◆ Goal
Quote all of the data that follows exactly as written, skipping the images.

(begin)

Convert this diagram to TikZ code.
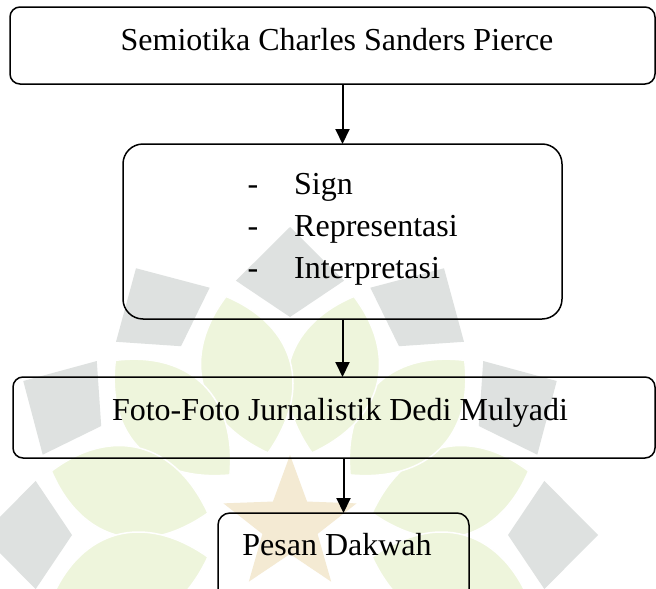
\documentclass[tikz,border=0pt]{standalone}
\usepackage{fontspec}
\setmainfont{Liberation Serif}
\usetikzlibrary{arrows.meta}
\definecolor{wmgrey}{HTML}{DEE1E0}
\definecolor{wmgreen}{HTML}{EEF5DC}
\definecolor{wmtan}{HTML}{F4EAD3}
\begin{document}
\begin{tikzpicture}[x=1pt,y=-1pt,
  box/.style={draw=black, line width=1.5pt, inner sep=0pt, outer sep=0pt},
  txt/.style={inner sep=0pt, font=\fontsize{32}{38}\selectfont, anchor=base},
  itemtxt/.style={inner sep=0pt, font=\fontsize{32}{38}\selectfont, anchor=base west},
  arr/.style={line width=2pt, -{Triangle[width=14pt,length=15pt]}},
  wmleaf/.style={fill=wmgreen, draw=white, line width=1.5pt},
  wmpetal/.style={fill=wmgrey}
]
\useasboundingbox (0,0) rectangle (656,589);
\clip (0,0) rectangle (656,589);
\fill[white] (0,0) rectangle (656,589);
% watermark
\begin{scope}[shift={(290,535)}, x=1pt, y=1pt]
 \foreach \a in {0,30,...,330} {
   \fill[wmpetal] (\a:308) -- (\a+12:260) -- (\a:218) -- (\a-12:260) -- cycle;
 }
 \foreach \a in {15,45,...,345} {
   \path[wmleaf, rotate=\a] (85,0) .. controls (135,60) and (200,60) .. (247,0) .. controls (200,-60) and (135,-60) .. (85,0) -- cycle;
 }
\end{scope}
\begin{scope}[shift={(290,525)}, x=1pt, y=1pt]
 \fill[wmtan] (90:70) -- (126:29) -- (162:70) -- (198:29) -- (234:70) -- (270:29) -- (306:70) -- (342:29) -- (18:70) -- (54:29) -- cycle;
\end{scope}
% diagram
\node[box, rounded corners=10pt, minimum width=645pt, minimum height=77pt] (b1) at (332.5,45.5) {};
\node[txt] (t1) at (337,50) {Semiotika Charles Sanders Pierce};
\node[box, rounded corners=20pt, minimum width=439pt, minimum height=175pt] (b2) at (342.5,231.5) {};
\node[txt] (d1) at (253,194) {-};
\node[txt] (d2) at (253,236) {-};
\node[txt] (d3) at (253,278) {-};
\node[itemtxt] (s1) at (294,194) {Sign};
\node[itemtxt] (s2) at (294,236) {Representasi};
\node[itemtxt] (s3) at (294,278) {Interpretasi};
\node[box, rounded corners=10pt, minimum width=642pt, minimum height=81pt] (b3) at (334,417.5) {};
\node[txt] (t3) at (340,420) {Foto-Foto Jurnalistik Dedi Mulyadi};
\node[box, rounded corners=12pt, minimum width=251pt, minimum height=110pt] (b4) at (343.5,568) {};
\node[txt] (t4) at (337,555) {Pesan Dakwah};
\draw[arr] (b1.south -| b2.north) -- (b2.north);
\draw[arr] (b2.south) -- (b2.south |- b3.north);
\draw[arr] (b3.south -| b4.north) -- (b4.north);
\end{tikzpicture}
\end{document}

(end)

◆ Response
Convert this diagram to TikZ code.
\documentclass[tikz,border=0pt]{standalone}
\usepackage{fontspec}
\setmainfont{Liberation Serif}
\usetikzlibrary{arrows.meta}
\definecolor{wmgrey}{HTML}{DEE1E0}
\definecolor{wmgreen}{HTML}{EEF5DC}
\definecolor{wmtan}{HTML}{F4EAD3}
\begin{document}
\begin{tikzpicture}[x=1pt,y=-1pt,
  box/.style={draw=black, line width=1.5pt, inner sep=0pt, outer sep=0pt},
  txt/.style={inner sep=0pt, font=\fontsize{32}{38}\selectfont, anchor=base},
  itemtxt/.style={inner sep=0pt, font=\fontsize{32}{38}\selectfont, anchor=base west},
  arr/.style={line width=2pt, -{Triangle[width=14pt,length=15pt]}},
  wmleaf/.style={fill=wmgreen, draw=white, line width=1.5pt},
  wmpetal/.style={fill=wmgrey}
]
\useasboundingbox (0,0) rectangle (656,589);
\clip (0,0) rectangle (656,589);
\fill[white] (0,0) rectangle (656,589);
% watermark
\begin{scope}[shift={(290,535)}, x=1pt, y=1pt]
 \foreach \a in {0,30,...,330} {
   \fill[wmpetal] (\a:308) -- (\a+12:260) -- (\a:218) -- (\a-12:260) -- cycle;
 }
 \foreach \a in {15,45,...,345} {
   \path[wmleaf, rotate=\a] (85,0) .. controls (135,60) and (200,60) .. (247,0) .. controls (200,-60) and (135,-60) .. (85,0) -- cycle;
 }
\end{scope}
\begin{scope}[shift={(290,525)}, x=1pt, y=1pt]
 \fill[wmtan] (90:70) -- (126:29) -- (162:70) -- (198:29) -- (234:70) -- (270:29) -- (306:70) -- (342:29) -- (18:70) -- (54:29) -- cycle;
\end{scope}
% diagram
\node[box, rounded corners=10pt, minimum width=645pt, minimum height=77pt] (b1) at (332.5,45.5) {};
\node[txt] (t1) at (337,50) {Semiotika Charles Sanders Pierce};
\node[box, rounded corners=20pt, minimum width=439pt, minimum height=175pt] (b2) at (342.5,231.5) {};
\node[txt] (d1) at (253,194) {-};
\node[txt] (d2) at (253,236) {-};
\node[txt] (d3) at (253,278) {-};
\node[itemtxt] (s1) at (294,194) {Sign};
\node[itemtxt] (s2) at (294,236) {Representasi};
\node[itemtxt] (s3) at (294,278) {Interpretasi};
\node[box, rounded corners=10pt, minimum width=642pt, minimum height=81pt] (b3) at (334,417.5) {};
\node[txt] (t3) at (340,420) {Foto-Foto Jurnalistik Dedi Mulyadi};
\node[box, rounded corners=12pt, minimum width=251pt, minimum height=110pt] (b4) at (343.5,568) {};
\node[txt] (t4) at (337,555) {Pesan Dakwah};
\draw[arr] (b1.south -| b2.north) -- (b2.north);
\draw[arr] (b2.south) -- (b2.south |- b3.north);
\draw[arr] (b3.south -| b4.north) -- (b4.north);
\end{tikzpicture}
\end{document}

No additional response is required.